Here’s a look back at what happened in the Chicago area on June 2, according to the Tribune’s archives.
Is an important event missing from this date? Email us.
Weather records (from the National Weather Service, Chicago)
- High temperature: 94 degrees (2020)
- Low temperature: 38 degrees (2003)
- Precipitation: 2.35 inches (1950)
- Snowfall: Trace (1952)

1939: “Well to do spinster” Rose Neary was found strangled with a radio cord and beaten to death with a hammer in her first floor apartment on Franklin Boulevard in Chicago, where she lived with her two dogs.
Friends became concerned when Neary failed to appear at a celebration for her synagogue, which she helped plan. Though acquaintances — including an occasional chauffeur whom she loaned money to — were questioned, the case remains unsolved.
Neary’s belongings including fur coats, furniture and jewelry were auctioned later that month, with officials charged admission of 50 cents to prevent overcrowding of the apartment.
2015: The Chicago Bulls hired Fred Hoiberg, who briefly played for the team, to be its 19th coach.
Hoiberg compiled a 115-155 record with one first-round playoff exit before he was fired in December 2018. He’s now the basketball coach at Nebraska.

2019: Illinois lawmakers voted to legalize sports betting, allowing a Chicago casino, slot machines at both city airports, casinos in the south suburbs, Waukegan, Rockford, Danville and Williamson County, slot machines at horse racing tracks, and spots betting at casinos and tracks.
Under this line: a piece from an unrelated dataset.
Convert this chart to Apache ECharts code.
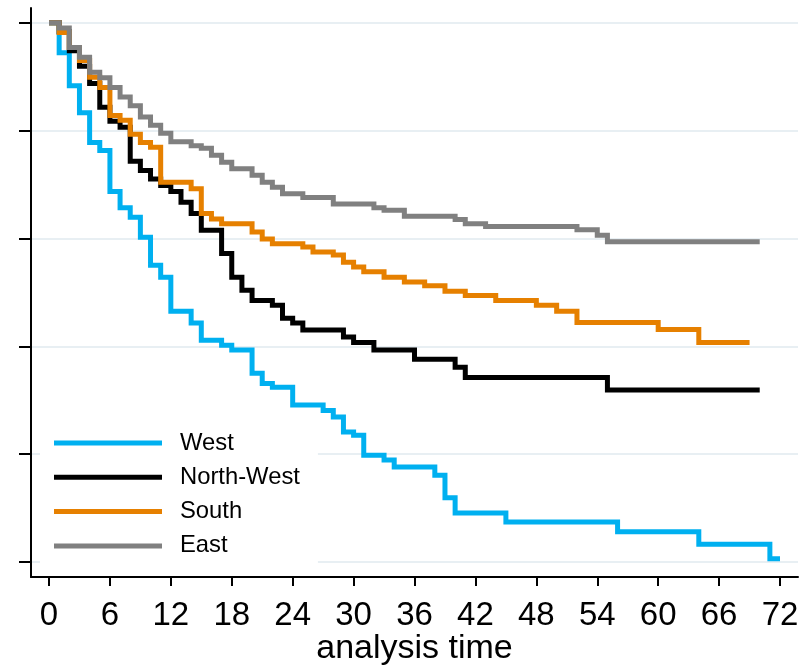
<!DOCTYPE html>
<html>
<head>
<meta charset="utf-8">
<script src="https://cdn.jsdelivr.net/npm/echarts@6/dist/echarts.min.js"></script>
<style>
  html, body { margin: 0; padding: 0; background: #fff; }
  #chart { width: 811px; height: 666px; }
</style>
</head>
<body>
<div id="chart"></div>
<script>
// Kaplan-Meier survival by region: event times (months) and survival after each drop
const xTicks = [0, 6, 12, 18, 24, 30, 36, 42, 48, 54, 60, 66, 72];
const yTicks = [0, 0.2, 0.4, 0.6, 0.8, 1];
const groups = ['West', 'North-West', 'South', 'East'];
const groupColors = ['#00b0f0', '#000000', '#e68000', '#808080'];

const westTime = [0, 1, 2, 3, 4, 5, 6, 7, 8, 9, 10, 11, 12, 14, 15, 17, 18, 20, 21, 22, 24, 27, 28, 29, 30, 31, 33, 34, 38, 39, 40, 45, 56, 64, 71, 72];
const westSurv = [1, 0.944, 0.883, 0.833, 0.778, 0.763, 0.687, 0.657, 0.639, 0.602, 0.550, 0.528, 0.465, 0.443, 0.411, 0.402, 0.393, 0.350, 0.331, 0.324, 0.291, 0.281, 0.269, 0.241, 0.235, 0.198, 0.189, 0.176, 0.161, 0.119, 0.091, 0.074, 0.056, 0.033, 0.006, 0.006];

const northWestTime = [0, 1, 2, 3, 4, 5, 6, 7, 8, 9, 10, 11, 12, 13, 14, 15, 17, 18, 19, 20, 22, 23, 24, 25, 29, 30, 32, 36, 40, 41, 55, 70];
const northWestSurv = [1, 0.983, 0.948, 0.919, 0.887, 0.843, 0.817, 0.806, 0.743, 0.726, 0.710, 0.698, 0.687, 0.667, 0.646, 0.615, 0.572, 0.528, 0.504, 0.485, 0.476, 0.452, 0.443, 0.430, 0.417, 0.407, 0.393, 0.376, 0.361, 0.342, 0.319, 0.319];

const southTime = [0, 1, 2, 3, 4, 5, 6, 7, 8, 9, 10, 11, 14, 15, 16, 17, 20, 21, 22, 25, 26, 28, 29, 30, 31, 33, 35, 37, 39, 41, 44, 48, 50, 52, 60, 64, 69];
const southSurv = [1, 0.982, 0.954, 0.930, 0.899, 0.880, 0.828, 0.819, 0.793, 0.778, 0.769, 0.704, 0.692, 0.646, 0.636, 0.627, 0.612, 0.599, 0.590, 0.584, 0.575, 0.569, 0.556, 0.547, 0.538, 0.528, 0.519, 0.512, 0.502, 0.494, 0.485, 0.476, 0.465, 0.444, 0.431, 0.407, 0.407];

const eastTime = [0, 1, 2, 3, 4, 5, 6, 7, 8, 9, 10, 11, 12, 14, 15, 16, 17, 18, 20, 21, 22, 23, 25, 28, 32, 33, 35, 40, 41, 43, 52, 54, 55, 70];
const eastSurv = [1, 0.990, 0.954, 0.936, 0.908, 0.898, 0.880, 0.862, 0.846, 0.825, 0.810, 0.795, 0.779, 0.772, 0.767, 0.754, 0.741, 0.729, 0.717, 0.704, 0.695, 0.683, 0.676, 0.664, 0.657, 0.652, 0.641, 0.635, 0.627, 0.622, 0.616, 0.606, 0.594, 0.594];

const curves = [
  [westTime, westSurv],
  [northWestTime, northWestSurv],
  [southTime, southSurv],
  [eastTime, eastSurv]
];

const FONT = '"Liberation Sans", Arial, sans-serif';

const chart = echarts.init(document.getElementById('chart'), null, { renderer: 'canvas' });

const series = groups.map((name, i) => ({
  name: name,
  type: 'line',
  step: 'end',
  showSymbol: false,
  symbol: 'none',
  animation: false,
  data: curves[i][0].map((t, k) => [t, curves[i][1][k]]),
  lineStyle: { color: groupColors[i], width: 5, join: 'miter', cap: 'butt' },
  itemStyle: { color: groupColors[i] },
  z: 2 + i
}));

chart.setOption({
  animation: false,
  backgroundColor: '#ffffff',
  grid: { left: 31, right: 13, top: 8, bottom: 89, outerBoundsMode: 'none' },
  legend: {
    orient: 'vertical',
    left: 40,
    top: 420,
    padding: [11, 18, 10, 14],
    backgroundColor: '#ffffff',
    icon: 'rect',
    itemWidth: 108,
    itemHeight: 5,
    itemGap: 10.3,
    selectedMode: false,
    data: groups,
    textStyle: { fontFamily: FONT, fontSize: 23.8, color: '#000', lineHeight: 24, padding: [0, 0, 0, 13] },
    z: 10
  },
  xAxis: {
    type: 'value',
    min: -1.773,
    max: 73.77,
    name: 'analysis time',
    nameLocation: 'middle',
    nameGap: 55,
    nameMoveOverlap: false,
    nameTextStyle: { fontFamily: FONT, fontSize: 34, color: '#000' },
    axisLine: { show: true, onZero: false, lineStyle: { color: '#000', width: 2 } },
    axisTick: { show: true, inside: false, length: 9, lineStyle: { color: '#000', width: 2 }, customValues: xTicks },
    axisLabel: { show: true, margin: 22, fontFamily: FONT, fontSize: 33, color: '#000', customValues: xTicks },
    splitLine: { show: false }
  },
  yAxis: {
    type: 'value',
    min: -0.0278,
    max: 1.0272,
    axisLine: { show: true, onZero: false, lineStyle: { color: '#000', width: 2 } },
    axisTick: { show: true, inside: false, length: 12, lineStyle: { color: '#000', width: 2 }, customValues: yTicks },
    axisLabel: { show: false, customValues: yTicks },
    splitLine: { show: true, lineStyle: { color: '#e8eff3', width: 2 } }
  },
  series: series
});
</script>
</body>
</html>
2023: For the first of three sold-out shows on her Eras Tour at Soldier Field, Taylor Swift contained multitudes, presiding over a 200-minute extravaganza that often had the crowd of more than 60,000 devoted fans singing along to every word.
The epic concert took the form of nine separate mini sets, each aurally and visually connected to a certain album, letting the pop phenom explore nearly every facet of a 17-year recording career that currently knows no limits. Swift paired each set change with themed wardrobes and a parade of choreographed routines featuring a squadron of dancers and, frequently, members of her backup band. She also integrated projections on a mammoth, curved, high-definition screen, as well as mobile platforms whose height and shapes fluctuated during songs.
“It was a stage whose magnitude dared make Soldier Field look mid-sized,” critic Bob Gendron wrote.